I cattolici in politica: sì o no?

L’EDITORIALE
di don Giorgio

I cattolici in politica: sì o no?

Da parte di alcuni, si sta sollevando il problema dell’assenza sempre più pesante e massiccia dei cattolici nel campo politico.
Si sarebbero dispersi e annullati come cattolici nei vari partiti, di destra, di sinistra e di centro.
Si dice che, oltre il papa, quasi nessuno tra cardinali, vescovi ecc, dica qualcosa di serio pensando anche alle prossime elezioni politiche.
In realtà, le cose non stanno proprio così. Nella Chiesa c’è chi alza ancora la testa, e parla, dice la sua, o meglio dice cose sagge.
Certo, sono pochi, e forse lo fanno a titolo personale, intendo dire che sono voci isolate nella Chiesa, la quale finora ufficialmente tace, o, ne sono sicuro, emetterà il solito documento così generico che andrà bene per cani e porci.
Non c’è peggior documento della Chiesa di quello che serve solo a salvarsi la faccia, ed è così talora contorto che nemmeno gli addetti ai lavori riescono a decifrarlo.
Anni fa la Chiesa interveniva a gamba tesa dicendo apertamente per chi votare, oggi sta nel mezzo, ovvero non prende posizione, se non parlando di valori non negoziabili, non ben definiti: espressione vaga che va bene per la destra e per la sinistra, e per il centro per i quali tutto va bene purché soddisfi il ventre della gente, il primo valore irrinunciabile.
Ma andiamo oltre.
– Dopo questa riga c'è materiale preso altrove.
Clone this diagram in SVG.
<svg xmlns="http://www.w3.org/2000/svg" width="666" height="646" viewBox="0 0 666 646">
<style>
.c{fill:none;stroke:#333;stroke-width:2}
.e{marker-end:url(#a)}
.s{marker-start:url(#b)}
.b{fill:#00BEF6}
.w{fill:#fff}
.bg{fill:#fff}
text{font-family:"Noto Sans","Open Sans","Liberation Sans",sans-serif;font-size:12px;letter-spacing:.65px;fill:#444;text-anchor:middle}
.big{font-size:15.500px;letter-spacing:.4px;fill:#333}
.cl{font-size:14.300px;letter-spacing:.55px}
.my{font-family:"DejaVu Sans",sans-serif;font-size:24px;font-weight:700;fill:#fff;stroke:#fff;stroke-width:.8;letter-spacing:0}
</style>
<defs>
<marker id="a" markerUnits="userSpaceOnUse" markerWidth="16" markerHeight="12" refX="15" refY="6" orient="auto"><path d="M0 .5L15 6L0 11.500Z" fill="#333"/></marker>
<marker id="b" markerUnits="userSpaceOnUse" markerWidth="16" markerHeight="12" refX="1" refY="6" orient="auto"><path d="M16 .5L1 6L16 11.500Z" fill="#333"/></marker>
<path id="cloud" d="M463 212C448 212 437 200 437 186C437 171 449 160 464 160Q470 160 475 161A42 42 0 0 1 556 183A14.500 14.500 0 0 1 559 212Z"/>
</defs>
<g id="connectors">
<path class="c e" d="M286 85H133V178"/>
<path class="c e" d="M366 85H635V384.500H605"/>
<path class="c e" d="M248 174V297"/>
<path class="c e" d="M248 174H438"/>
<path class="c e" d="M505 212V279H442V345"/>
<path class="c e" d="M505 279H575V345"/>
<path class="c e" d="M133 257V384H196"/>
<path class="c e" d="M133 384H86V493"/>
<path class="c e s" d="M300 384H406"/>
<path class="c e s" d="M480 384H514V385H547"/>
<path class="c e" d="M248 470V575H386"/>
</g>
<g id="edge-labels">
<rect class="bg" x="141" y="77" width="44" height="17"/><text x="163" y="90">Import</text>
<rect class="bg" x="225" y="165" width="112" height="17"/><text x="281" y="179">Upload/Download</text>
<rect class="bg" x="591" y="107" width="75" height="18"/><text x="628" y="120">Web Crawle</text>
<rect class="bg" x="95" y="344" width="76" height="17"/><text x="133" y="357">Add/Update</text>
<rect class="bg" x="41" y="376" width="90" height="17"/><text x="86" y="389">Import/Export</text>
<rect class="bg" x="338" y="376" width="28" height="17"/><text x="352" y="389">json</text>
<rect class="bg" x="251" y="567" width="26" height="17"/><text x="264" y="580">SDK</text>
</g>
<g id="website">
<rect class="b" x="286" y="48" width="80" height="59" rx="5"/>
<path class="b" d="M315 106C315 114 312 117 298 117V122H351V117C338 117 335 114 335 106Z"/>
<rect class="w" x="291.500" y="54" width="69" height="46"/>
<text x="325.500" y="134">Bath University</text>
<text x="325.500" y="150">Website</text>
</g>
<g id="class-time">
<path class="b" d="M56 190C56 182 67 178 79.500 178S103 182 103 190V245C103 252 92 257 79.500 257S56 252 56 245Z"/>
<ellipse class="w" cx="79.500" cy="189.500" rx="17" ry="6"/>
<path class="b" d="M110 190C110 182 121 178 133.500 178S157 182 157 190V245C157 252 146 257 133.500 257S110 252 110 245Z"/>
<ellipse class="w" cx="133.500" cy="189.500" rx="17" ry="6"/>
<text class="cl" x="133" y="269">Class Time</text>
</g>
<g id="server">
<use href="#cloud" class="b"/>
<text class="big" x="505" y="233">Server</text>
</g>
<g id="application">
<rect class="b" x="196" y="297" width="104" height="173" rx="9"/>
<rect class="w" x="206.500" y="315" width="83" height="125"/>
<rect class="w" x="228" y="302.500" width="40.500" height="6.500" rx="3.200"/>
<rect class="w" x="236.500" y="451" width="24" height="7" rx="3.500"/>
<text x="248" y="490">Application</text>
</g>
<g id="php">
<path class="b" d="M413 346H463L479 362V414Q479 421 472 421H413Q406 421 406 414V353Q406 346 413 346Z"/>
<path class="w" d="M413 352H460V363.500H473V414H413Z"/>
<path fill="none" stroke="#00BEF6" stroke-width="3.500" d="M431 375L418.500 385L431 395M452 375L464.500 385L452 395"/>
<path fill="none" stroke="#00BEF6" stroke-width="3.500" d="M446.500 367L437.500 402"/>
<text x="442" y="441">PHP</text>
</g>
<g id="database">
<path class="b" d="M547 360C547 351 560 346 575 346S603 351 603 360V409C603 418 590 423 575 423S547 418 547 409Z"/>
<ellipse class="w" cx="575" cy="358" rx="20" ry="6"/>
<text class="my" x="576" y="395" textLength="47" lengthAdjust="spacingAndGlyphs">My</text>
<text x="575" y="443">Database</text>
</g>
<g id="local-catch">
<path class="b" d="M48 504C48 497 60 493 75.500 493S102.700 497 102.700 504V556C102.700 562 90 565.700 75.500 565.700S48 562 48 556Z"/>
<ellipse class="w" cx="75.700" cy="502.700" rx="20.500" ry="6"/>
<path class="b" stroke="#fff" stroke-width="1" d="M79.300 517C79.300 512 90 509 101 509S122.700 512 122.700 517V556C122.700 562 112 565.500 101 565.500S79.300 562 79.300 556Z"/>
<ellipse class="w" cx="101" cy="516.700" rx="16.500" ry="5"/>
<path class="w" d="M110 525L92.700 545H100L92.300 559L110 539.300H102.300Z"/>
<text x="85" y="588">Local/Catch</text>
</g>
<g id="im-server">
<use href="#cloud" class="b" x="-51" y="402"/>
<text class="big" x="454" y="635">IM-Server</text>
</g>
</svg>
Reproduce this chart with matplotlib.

E poniamoci una domanda: che senso avrebbe oggi un partito dei cattolici? O meglio: che senso avrebbe distinguere tra il cittadino laico e il cittadino credente?
Il cittadino è cittadino, indipendentemente dalle sue credenze religiose.
Il bene comune è tale indipendentemente dal fattore religioso.
Il mio essere è essere, indipendentemente dalle fedi religiose o dalle negazioni religiose.
Ognuno di noi è composto di spirito, anima (o psiche) e corpo.
Lo spirito non richiama di per sé una entità religiosa, ma lo spirito è l’essenza stessa dell’essere umano, è l’intelletto che dà valore alla psiche e al corpo.
Anche l’ateo o l’agnostico è spirito e intelletto.
Certo, lo spirito richiama lo Spirito divino, che però non è una entità legata a una religione. È nell’essere di ciascuno, e non ha bisogno di alcuna mediazione religiosa per comunicarsi allo spirito dell’essere di ciascuno.
E allora che cosa sarebbero i valori non negoziabili, se non quelli insiti nell’essere di ciascuno, indipendentemente dai fattori religiosi.
Un cittadino, credente o non credente, è tale in quanto spirito, anima e corpo.
La politica è tale se rispetta la tridimensionalità dell’essere umano: come spirito, anima e corpo.
C’entra nulla il fattore religioso o laico che dir si voglia.
Si è, in quanto spirito, anima e corpo.
Il bene comune è, in quanto spirito, anima e corpo.
Ogni partito politico non potrebbe fare a meno della tridimensionalità dell’essere umano.
Sta qui la scelta partitica, quando si va a votare: valutare se quel partito rispetta la tridimensionalità dell’essere umano.
Qualcuno dirà: in concreto come si fa?
Ed è qui che entra in gioco il diritto al voto. Votare non richiederebbe quell’intelletto che aiuta a valutare per chi votare? Quanti sono dotati di questo intelletto? Quanti lo usano? Non è forse vero che si vota con la pancia? Non è forse vero che la campagna elettorale è quasi tutta basata sull’accalappiare il consenso popolare, promettendo cose che riguardano solo il corpo?
Si è come in un circolo vizioso: la campagna elettorale è gestita da partiti più o meno populisti, i quali, se ci sono, è perché sono foraggiati da una massa che li vota e poi delega in bianco.